• _Information provided_
--- Begin ---

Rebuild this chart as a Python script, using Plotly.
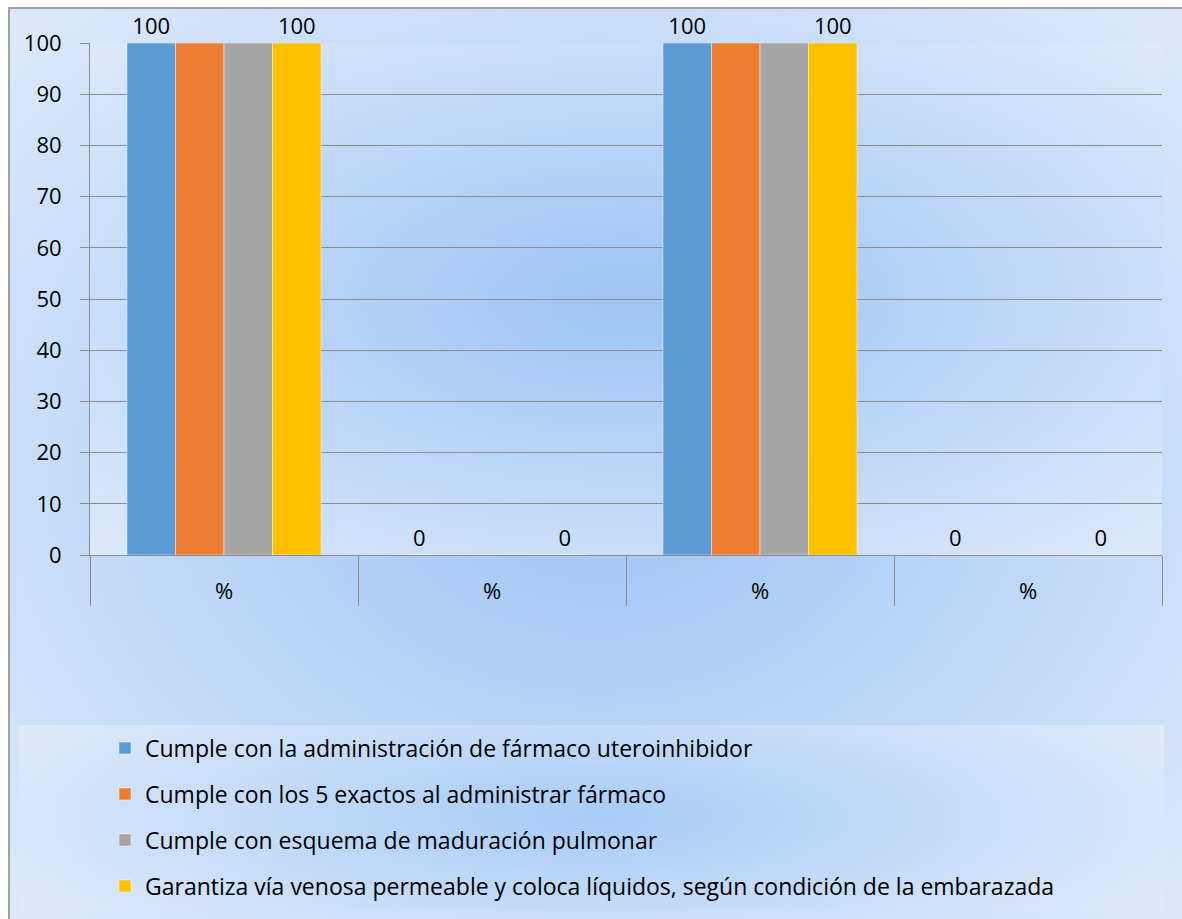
import base64
import struct
import zlib

import numpy as np
import plotly.graph_objects as go

# ---- data -------------------------------------------------------------
tick_labels = ["%", "%", "%", "%"]
series_names = [
    "Cumple con la administración de fármaco uteroinhibidor",
    "Cumple con los 5 exactos al administrar fármaco",
    "Cumple con esquema de maduración pulmonar",
    "Garantiza vía venosa permeable y coloca líquidos, según condición de la embarazada",
]
administracion = [100, 0, 100, 0]
cinco_exactos = [100, 0, 100, 0]
maduracion = [100, 0, 100, 0]
via_venosa = [100, 0, 100, 0]
series_values = [administracion, cinco_exactos, maduracion, via_venosa]
labelled = [True, False, False, True]

# ---- styling ----------------------------------------------------------
colors = ["#5B9BD5", "#ED7D31", "#A5A5A5", "#FFC000"]
FONT = "Open Sans"
W, H = 1182, 919
L, R, T, B = 90, 20, 43, 364          # plot-area margins in px
PW, PH = W - L - R, H - T - B


def px_x(x):
    return (x - L) / PW


def px_y(y):
    return (H - B - y) / PH


# ---- gradient backdrop (chart area, plot area, legend box) ------------
yy, xx = np.mgrid[0:H, 0:W].astype(float)
inner = np.array([157, 196, 245], float)
outer = np.array([222, 234, 251], float)


def radial(x0, y0, x1, y1, c_in, c_out, wy=1.0):
    cx, cy = (x0 + x1) / 2, (y0 + y1) / 2
    hw, hh = (x1 - x0) / 2, (y1 - y0) / 2
    r = np.sqrt(((xx - cx) / hw) ** 2 + wy * ((yy - cy) / hh) ** 2) / np.sqrt(1 + wy)
    r = np.clip(r, 0, 1)[..., None]
    return c_in * (1 - r) + c_out * r


img = np.full((H, W, 3), 255.0)
chart = radial(8, 7, 1186, 925, inner, outer)
plot = radial(90, 43, 1162, 555, inner, outer)
legend_bg = radial(19, 725, 1164, 910, np.array([168, 204, 246.0]),
                   np.array([224, 235, 251.0]), wy=0.35)

img[7:, 8:] = chart[7:, 8:]
img[43:555, 90:1162] = plot[43:555, 90:1162]
img[725:910, 19:1164] = legend_bg[725:910, 19:1164]
img[7:, 8:10] = [160, 160, 160]
img[7:9, 8:] = [160, 160, 160]
img = np.clip(img, 0, 255).astype(np.uint8)


def to_png(arr):
    h, w, _ = arr.shape
    a = arr.astype(np.int16)
    sub = a.copy()
    sub[:, 1:] = (a[:, 1:] - a[:, :-1]) % 256
    sub = sub.astype(np.uint8)
    raw = b"".join(b"\x01" + sub[i].tobytes() for i in range(h))

    def chunk(tag, data):
        return (struct.pack(">I", len(data)) + tag + data
                + struct.pack(">I", zlib.crc32(tag + data) & 0xFFFFFFFF))

    return (b"\x89PNG\r\n\x1a\n"
            + chunk(b"IHDR", struct.pack(">IIBBBBB", w, h, 8, 2, 0, 0, 0))
            + chunk(b"IDAT", zlib.compress(raw, 9))
            + chunk(b"IEND", b""))


bg_uri = "data:image/png;base64," + base64.b64encode(to_png(img)).decode()

# ---- figure -----------------------------------------------------------
fig = go.Figure()
legend_ids = ["legend", "legend2", "legend3", "legend4"]
positions = list(range(len(tick_labels)))
for name, vals, col, lab, lg in zip(series_names, series_values, colors,
                                    labelled, legend_ids):
    fig.add_trace(go.Bar(
        x=positions, y=vals, name=name,
        marker=dict(color=col, line=dict(width=1, color="rgba(255,255,255,0.45)")),
        text=[str(v) for v in vals] if lab else None,
        textposition="outside",
        textfont=dict(family=FONT, size=22, color="#000000"),
        cliponaxis=False,
        legend=lg,
    ))

grid = "#8C8C8C"
legend_rows = [748, 794, 840, 886]
legend_layouts = {}
for lg, row in zip(legend_ids, legend_rows):
    legend_layouts[lg] = dict(
        x=px_x(105), xanchor="left", y=px_y(row), yanchor="middle",
        bgcolor="rgba(0,0,0,0)", borderwidth=0,
        font=dict(family=FONT, size=23, color="#000000"),
    )

fig.update_layout(
    width=W, height=H,
    margin=dict(l=L, r=R, t=T, b=B, pad=0),
    paper_bgcolor="white",
    plot_bgcolor="rgba(0,0,0,0)",
    barmode="group", bargap=0.276, bargroupgap=0,
    showlegend=True,
    font=dict(family=FONT, size=21, color="#000000"),
    images=[dict(source=bg_uri, xref="paper", yref="paper",
                 x=px_x(0), y=px_y(0), sizex=W / PW, sizey=H / PH,
                 xanchor="left", yanchor="top", sizing="stretch",
                 layer="below")],
    xaxis=dict(
        range=[-0.5, 3.5], tickmode="array", tickvals=positions,
        ticktext=tick_labels, showgrid=False, zeroline=False,
        showline=True, linecolor=grid, linewidth=1,
        ticks="", ticklabelstandoff=17,
        tickfont=dict(family=FONT, size=22, color="#000000"),
        minor=dict(tickmode="array", tickvals=[-0.5, 0.5, 1.5, 2.5, 3.5],
                   ticks="outside", ticklen=50, tickwidth=1,
                   tickcolor=grid, showgrid=False),
    ),
    yaxis=dict(
        range=[0, 100], tickmode="linear", tick0=0, dtick=10,
        showgrid=True, gridcolor=grid, gridwidth=1, zeroline=False,
        showline=True, linecolor=grid, linewidth=1,
        ticks="outside", ticklen=9, tickcolor=grid, ticklabelstandoff=14,
        tickfont=dict(family=FONT, size=22, color="#000000"),
    ),
    **legend_layouts,
)

fig.write_html("out.html")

--- End ---

• _Required task_
Write out again every line above exactly as given; the pictures do not belong in the copy.

• _Output below_
Rebuild this chart as a Python script, using Plotly.
import base64
import struct
import zlib

import numpy as np
import plotly.graph_objects as go

# ---- data -------------------------------------------------------------
tick_labels = ["%", "%", "%", "%"]
series_names = [
    "Cumple con la administración de fármaco uteroinhibidor",
    "Cumple con los 5 exactos al administrar fármaco",
    "Cumple con esquema de maduración pulmonar",
    "Garantiza vía venosa permeable y coloca líquidos, según condición de la embarazada",
]
administracion = [100, 0, 100, 0]
cinco_exactos = [100, 0, 100, 0]
maduracion = [100, 0, 100, 0]
via_venosa = [100, 0, 100, 0]
series_values = [administracion, cinco_exactos, maduracion, via_venosa]
labelled = [True, False, False, True]

# ---- styling ----------------------------------------------------------
colors = ["#5B9BD5", "#ED7D31", "#A5A5A5", "#FFC000"]
FONT = "Open Sans"
W, H = 1182, 919
L, R, T, B = 90, 20, 43, 364          # plot-area margins in px
PW, PH = W - L - R, H - T - B


def px_x(x):
    return (x - L) / PW


def px_y(y):
    return (H - B - y) / PH


# ---- gradient backdrop (chart area, plot area, legend box) ------------
yy, xx = np.mgrid[0:H, 0:W].astype(float)
inner = np.array([157, 196, 245], float)
outer = np.array([222, 234, 251], float)


def radial(x0, y0, x1, y1, c_in, c_out, wy=1.0):
    cx, cy = (x0 + x1) / 2, (y0 + y1) / 2
    hw, hh = (x1 - x0) / 2, (y1 - y0) / 2
    r = np.sqrt(((xx - cx) / hw) ** 2 + wy * ((yy - cy) / hh) ** 2) / np.sqrt(1 + wy)
    r = np.clip(r, 0, 1)[..., None]
    return c_in * (1 - r) + c_out * r


img = np.full((H, W, 3), 255.0)
chart = radial(8, 7, 1186, 925, inner, outer)
plot = radial(90, 43, 1162, 555, inner, outer)
legend_bg = radial(19, 725, 1164, 910, np.array([168, 204, 246.0]),
                   np.array([224, 235, 251.0]), wy=0.35)

img[7:, 8:] = chart[7:, 8:]
img[43:555, 90:1162] = plot[43:555, 90:1162]
img[725:910, 19:1164] = legend_bg[725:910, 19:1164]
img[7:, 8:10] = [160, 160, 160]
img[7:9, 8:] = [160, 160, 160]
img = np.clip(img, 0, 255).astype(np.uint8)


def to_png(arr):
    h, w, _ = arr.shape
    a = arr.astype(np.int16)
    sub = a.copy()
    sub[:, 1:] = (a[:, 1:] - a[:, :-1]) % 256
    sub = sub.astype(np.uint8)
    raw = b"".join(b"\x01" + sub[i].tobytes() for i in range(h))

    def chunk(tag, data):
        return (struct.pack(">I", len(data)) + tag + data
                + struct.pack(">I", zlib.crc32(tag + data) & 0xFFFFFFFF))

    return (b"\x89PNG\r\n\x1a\n"
            + chunk(b"IHDR", struct.pack(">IIBBBBB", w, h, 8, 2, 0, 0, 0))
            + chunk(b"IDAT", zlib.compress(raw, 9))
            + chunk(b"IEND", b""))


bg_uri = "data:image/png;base64," + base64.b64encode(to_png(img)).decode()

# ---- figure -----------------------------------------------------------
fig = go.Figure()
legend_ids = ["legend", "legend2", "legend3", "legend4"]
positions = list(range(len(tick_labels)))
for name, vals, col, lab, lg in zip(series_names, series_values, colors,
                                    labelled, legend_ids):
    fig.add_trace(go.Bar(
        x=positions, y=vals, name=name,
        marker=dict(color=col, line=dict(width=1, color="rgba(255,255,255,0.45)")),
        text=[str(v) for v in vals] if lab else None,
        textposition="outside",
        textfont=dict(family=FONT, size=22, color="#000000"),
        cliponaxis=False,
        legend=lg,
    ))

grid = "#8C8C8C"
legend_rows = [748, 794, 840, 886]
legend_layouts = {}
for lg, row in zip(legend_ids, legend_rows):
    legend_layouts[lg] = dict(
        x=px_x(105), xanchor="left", y=px_y(row), yanchor="middle",
        bgcolor="rgba(0,0,0,0)", borderwidth=0,
        font=dict(family=FONT, size=23, color="#000000"),
    )

fig.update_layout(
    width=W, height=H,
    margin=dict(l=L, r=R, t=T, b=B, pad=0),
    paper_bgcolor="white",
    plot_bgcolor="rgba(0,0,0,0)",
    barmode="group", bargap=0.276, bargroupgap=0,
    showlegend=True,
    font=dict(family=FONT, size=21, color="#000000"),
    images=[dict(source=bg_uri, xref="paper", yref="paper",
                 x=px_x(0), y=px_y(0), sizex=W / PW, sizey=H / PH,
                 xanchor="left", yanchor="top", sizing="stretch",
                 layer="below")],
    xaxis=dict(
        range=[-0.5, 3.5], tickmode="array", tickvals=positions,
        ticktext=tick_labels, showgrid=False, zeroline=False,
        showline=True, linecolor=grid, linewidth=1,
        ticks="", ticklabelstandoff=17,
        tickfont=dict(family=FONT, size=22, color="#000000"),
        minor=dict(tickmode="array", tickvals=[-0.5, 0.5, 1.5, 2.5, 3.5],
                   ticks="outside", ticklen=50, tickwidth=1,
                   tickcolor=grid, showgrid=False),
    ),
    yaxis=dict(
        range=[0, 100], tickmode="linear", tick0=0, dtick=10,
        showgrid=True, gridcolor=grid, gridwidth=1, zeroline=False,
        showline=True, linecolor=grid, linewidth=1,
        ticks="outside", ticklen=9, tickcolor=grid, ticklabelstandoff=14,
        tickfont=dict(family=FONT, size=22, color="#000000"),
    ),
    **legend_layouts,
)

fig.write_html("out.html")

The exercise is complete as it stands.